<<<<

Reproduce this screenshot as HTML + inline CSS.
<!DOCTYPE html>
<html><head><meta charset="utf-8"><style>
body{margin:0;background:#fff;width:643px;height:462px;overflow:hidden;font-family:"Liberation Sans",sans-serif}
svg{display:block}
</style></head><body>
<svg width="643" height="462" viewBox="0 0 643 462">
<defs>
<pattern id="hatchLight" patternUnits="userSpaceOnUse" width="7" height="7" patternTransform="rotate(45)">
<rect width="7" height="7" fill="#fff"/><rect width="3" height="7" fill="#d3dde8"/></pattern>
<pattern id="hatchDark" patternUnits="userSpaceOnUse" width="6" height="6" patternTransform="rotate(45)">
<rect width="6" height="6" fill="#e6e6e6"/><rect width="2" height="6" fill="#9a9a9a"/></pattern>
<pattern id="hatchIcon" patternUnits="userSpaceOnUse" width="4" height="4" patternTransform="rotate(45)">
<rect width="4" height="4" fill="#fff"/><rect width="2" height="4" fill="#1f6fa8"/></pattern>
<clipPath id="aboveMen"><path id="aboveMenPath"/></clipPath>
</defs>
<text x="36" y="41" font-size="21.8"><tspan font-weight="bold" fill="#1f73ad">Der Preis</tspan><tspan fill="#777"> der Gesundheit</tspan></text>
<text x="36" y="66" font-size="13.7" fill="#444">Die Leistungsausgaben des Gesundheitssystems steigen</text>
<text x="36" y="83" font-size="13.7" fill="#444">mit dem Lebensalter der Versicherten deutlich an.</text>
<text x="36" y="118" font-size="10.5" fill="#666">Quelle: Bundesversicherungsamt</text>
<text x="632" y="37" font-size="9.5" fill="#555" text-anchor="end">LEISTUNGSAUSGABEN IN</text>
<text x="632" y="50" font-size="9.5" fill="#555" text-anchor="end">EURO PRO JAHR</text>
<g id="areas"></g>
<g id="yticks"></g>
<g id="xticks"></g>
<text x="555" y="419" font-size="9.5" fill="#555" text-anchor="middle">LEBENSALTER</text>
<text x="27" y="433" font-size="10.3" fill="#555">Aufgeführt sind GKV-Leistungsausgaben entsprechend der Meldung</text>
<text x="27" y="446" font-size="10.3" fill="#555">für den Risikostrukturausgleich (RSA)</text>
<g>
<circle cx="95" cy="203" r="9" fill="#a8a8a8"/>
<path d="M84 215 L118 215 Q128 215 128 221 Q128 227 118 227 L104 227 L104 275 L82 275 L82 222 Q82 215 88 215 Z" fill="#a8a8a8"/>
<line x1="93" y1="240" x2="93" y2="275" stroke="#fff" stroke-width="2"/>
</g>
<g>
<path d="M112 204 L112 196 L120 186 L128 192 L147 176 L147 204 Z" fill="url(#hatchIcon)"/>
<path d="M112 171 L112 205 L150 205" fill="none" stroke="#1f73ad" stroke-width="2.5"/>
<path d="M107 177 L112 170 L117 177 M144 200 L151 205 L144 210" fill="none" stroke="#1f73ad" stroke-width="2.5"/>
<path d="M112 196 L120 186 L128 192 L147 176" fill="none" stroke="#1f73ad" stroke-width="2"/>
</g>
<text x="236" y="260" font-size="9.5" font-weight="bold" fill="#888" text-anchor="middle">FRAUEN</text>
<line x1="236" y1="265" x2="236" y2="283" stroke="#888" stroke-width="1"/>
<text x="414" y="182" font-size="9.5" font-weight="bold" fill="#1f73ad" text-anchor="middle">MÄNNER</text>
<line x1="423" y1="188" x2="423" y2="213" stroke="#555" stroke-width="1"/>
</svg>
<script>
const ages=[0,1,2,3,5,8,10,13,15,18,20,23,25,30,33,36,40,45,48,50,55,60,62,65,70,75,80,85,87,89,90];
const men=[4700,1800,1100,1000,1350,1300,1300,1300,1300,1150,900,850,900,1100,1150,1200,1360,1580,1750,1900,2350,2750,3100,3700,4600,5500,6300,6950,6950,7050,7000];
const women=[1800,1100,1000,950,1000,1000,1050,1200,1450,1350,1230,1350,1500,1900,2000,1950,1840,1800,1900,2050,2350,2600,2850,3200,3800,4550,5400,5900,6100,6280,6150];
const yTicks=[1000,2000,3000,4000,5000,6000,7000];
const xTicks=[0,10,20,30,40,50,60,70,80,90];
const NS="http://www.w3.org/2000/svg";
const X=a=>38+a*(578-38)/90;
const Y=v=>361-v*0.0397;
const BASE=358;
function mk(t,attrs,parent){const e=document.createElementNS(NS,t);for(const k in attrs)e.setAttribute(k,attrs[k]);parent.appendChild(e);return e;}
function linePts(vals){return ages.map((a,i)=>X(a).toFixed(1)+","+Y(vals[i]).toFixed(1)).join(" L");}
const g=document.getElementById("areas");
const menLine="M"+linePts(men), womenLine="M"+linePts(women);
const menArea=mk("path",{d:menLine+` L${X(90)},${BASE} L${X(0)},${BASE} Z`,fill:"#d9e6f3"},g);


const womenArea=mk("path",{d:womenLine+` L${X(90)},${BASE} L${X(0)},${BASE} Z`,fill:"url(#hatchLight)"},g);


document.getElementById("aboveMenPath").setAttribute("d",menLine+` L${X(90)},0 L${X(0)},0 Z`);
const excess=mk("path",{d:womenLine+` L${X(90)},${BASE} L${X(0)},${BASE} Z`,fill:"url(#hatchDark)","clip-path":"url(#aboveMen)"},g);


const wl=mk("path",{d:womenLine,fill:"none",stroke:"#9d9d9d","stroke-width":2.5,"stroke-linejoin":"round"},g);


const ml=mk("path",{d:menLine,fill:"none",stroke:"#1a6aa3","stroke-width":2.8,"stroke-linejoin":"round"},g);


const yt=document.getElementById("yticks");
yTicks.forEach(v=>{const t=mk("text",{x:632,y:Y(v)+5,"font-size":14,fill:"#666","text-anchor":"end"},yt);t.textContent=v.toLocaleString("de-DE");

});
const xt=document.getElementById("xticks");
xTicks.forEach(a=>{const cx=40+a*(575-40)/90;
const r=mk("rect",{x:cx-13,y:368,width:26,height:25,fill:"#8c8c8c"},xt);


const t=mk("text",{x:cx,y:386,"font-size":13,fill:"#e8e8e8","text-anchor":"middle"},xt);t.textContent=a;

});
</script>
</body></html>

>>>>

What the exercise asks
From the first line to the last, please quote the material above exactly.

Task output
Reproduce this screenshot as HTML + inline CSS.
<!DOCTYPE html>
<html><head><meta charset="utf-8"><style>
body{margin:0;background:#fff;width:643px;height:462px;overflow:hidden;font-family:"Liberation Sans",sans-serif}
svg{display:block}
</style></head><body>
<svg width="643" height="462" viewBox="0 0 643 462">
<defs>
<pattern id="hatchLight" patternUnits="userSpaceOnUse" width="7" height="7" patternTransform="rotate(45)">
<rect width="7" height="7" fill="#fff"/><rect width="3" height="7" fill="#d3dde8"/></pattern>
<pattern id="hatchDark" patternUnits="userSpaceOnUse" width="6" height="6" patternTransform="rotate(45)">
<rect width="6" height="6" fill="#e6e6e6"/><rect width="2" height="6" fill="#9a9a9a"/></pattern>
<pattern id="hatchIcon" patternUnits="userSpaceOnUse" width="4" height="4" patternTransform="rotate(45)">
<rect width="4" height="4" fill="#fff"/><rect width="2" height="4" fill="#1f6fa8"/></pattern>
<clipPath id="aboveMen"><path id="aboveMenPath"/></clipPath>
</defs>
<text x="36" y="41" font-size="21.8"><tspan font-weight="bold" fill="#1f73ad">Der Preis</tspan><tspan fill="#777"> der Gesundheit</tspan></text>
<text x="36" y="66" font-size="13.7" fill="#444">Die Leistungsausgaben des Gesundheitssystems steigen</text>
<text x="36" y="83" font-size="13.7" fill="#444">mit dem Lebensalter der Versicherten deutlich an.</text>
<text x="36" y="118" font-size="10.5" fill="#666">Quelle: Bundesversicherungsamt</text>
<text x="632" y="37" font-size="9.5" fill="#555" text-anchor="end">LEISTUNGSAUSGABEN IN</text>
<text x="632" y="50" font-size="9.5" fill="#555" text-anchor="end">EURO PRO JAHR</text>
<g id="areas"></g>
<g id="yticks"></g>
<g id="xticks"></g>
<text x="555" y="419" font-size="9.5" fill="#555" text-anchor="middle">LEBENSALTER</text>
<text x="27" y="433" font-size="10.3" fill="#555">Aufgeführt sind GKV-Leistungsausgaben entsprechend der Meldung</text>
<text x="27" y="446" font-size="10.3" fill="#555">für den Risikostrukturausgleich (RSA)</text>
<g>
<circle cx="95" cy="203" r="9" fill="#a8a8a8"/>
<path d="M84 215 L118 215 Q128 215 128 221 Q128 227 118 227 L104 227 L104 275 L82 275 L82 222 Q82 215 88 215 Z" fill="#a8a8a8"/>
<line x1="93" y1="240" x2="93" y2="275" stroke="#fff" stroke-width="2"/>
</g>
<g>
<path d="M112 204 L112 196 L120 186 L128 192 L147 176 L147 204 Z" fill="url(#hatchIcon)"/>
<path d="M112 171 L112 205 L150 205" fill="none" stroke="#1f73ad" stroke-width="2.5"/>
<path d="M107 177 L112 170 L117 177 M144 200 L151 205 L144 210" fill="none" stroke="#1f73ad" stroke-width="2.5"/>
<path d="M112 196 L120 186 L128 192 L147 176" fill="none" stroke="#1f73ad" stroke-width="2"/>
</g>
<text x="236" y="260" font-size="9.5" font-weight="bold" fill="#888" text-anchor="middle">FRAUEN</text>
<line x1="236" y1="265" x2="236" y2="283" stroke="#888" stroke-width="1"/>
<text x="414" y="182" font-size="9.5" font-weight="bold" fill="#1f73ad" text-anchor="middle">MÄNNER</text>
<line x1="423" y1="188" x2="423" y2="213" stroke="#555" stroke-width="1"/>
</svg>
<script>
const ages=[0,1,2,3,5,8,10,13,15,18,20,23,25,30,33,36,40,45,48,50,55,60,62,65,70,75,80,85,87,89,90];
const men=[4700,1800,1100,1000,1350,1300,1300,1300,1300,1150,900,850,900,1100,1150,1200,1360,1580,1750,1900,2350,2750,3100,3700,4600,5500,6300,6950,6950,7050,7000];
const women=[1800,1100,1000,950,1000,1000,1050,1200,1450,1350,1230,1350,1500,1900,2000,1950,1840,1800,1900,2050,2350,2600,2850,3200,3800,4550,5400,5900,6100,6280,6150];
const yTicks=[1000,2000,3000,4000,5000,6000,7000];
const xTicks=[0,10,20,30,40,50,60,70,80,90];
const NS="http://www.w3.org/2000/svg";
const X=a=>38+a*(578-38)/90;
const Y=v=>361-v*0.0397;
const BASE=358;
function mk(t,attrs,parent){const e=document.createElementNS(NS,t);for(const k in attrs)e.setAttribute(k,attrs[k]);parent.appendChild(e);return e;}
function linePts(vals){return ages.map((a,i)=>X(a).toFixed(1)+","+Y(vals[i]).toFixed(1)).join(" L");}
const g=document.getElementById("areas");
const menLine="M"+linePts(men), womenLine="M"+linePts(women);
const menArea=mk("path",{d:menLine+` L${X(90)},${BASE} L${X(0)},${BASE} Z`,fill:"#d9e6f3"},g);


const womenArea=mk("path",{d:womenLine+` L${X(90)},${BASE} L${X(0)},${BASE} Z`,fill:"url(#hatchLight)"},g);


document.getElementById("aboveMenPath").setAttribute("d",menLine+` L${X(90)},0 L${X(0)},0 Z`);
const excess=mk("path",{d:womenLine+` L${X(90)},${BASE} L${X(0)},${BASE} Z`,fill:"url(#hatchDark)","clip-path":"url(#aboveMen)"},g);


const wl=mk("path",{d:womenLine,fill:"none",stroke:"#9d9d9d","stroke-width":2.5,"stroke-linejoin":"round"},g);


const ml=mk("path",{d:menLine,fill:"none",stroke:"#1a6aa3","stroke-width":2.8,"stroke-linejoin":"round"},g);


const yt=document.getElementById("yticks");
yTicks.forEach(v=>{const t=mk("text",{x:632,y:Y(v)+5,"font-size":14,fill:"#666","text-anchor":"end"},yt);t.textContent=v.toLocaleString("de-DE");

});
const xt=document.getElementById("xticks");
xTicks.forEach(a=>{const cx=40+a*(575-40)/90;
const r=mk("rect",{x:cx-13,y:368,width:26,height:25,fill:"#8c8c8c"},xt);


const t=mk("text",{x:cx,y:386,"font-size":13,fill:"#e8e8e8","text-anchor":"middle"},xt);t.textContent=a;

});
</script>
</body></html>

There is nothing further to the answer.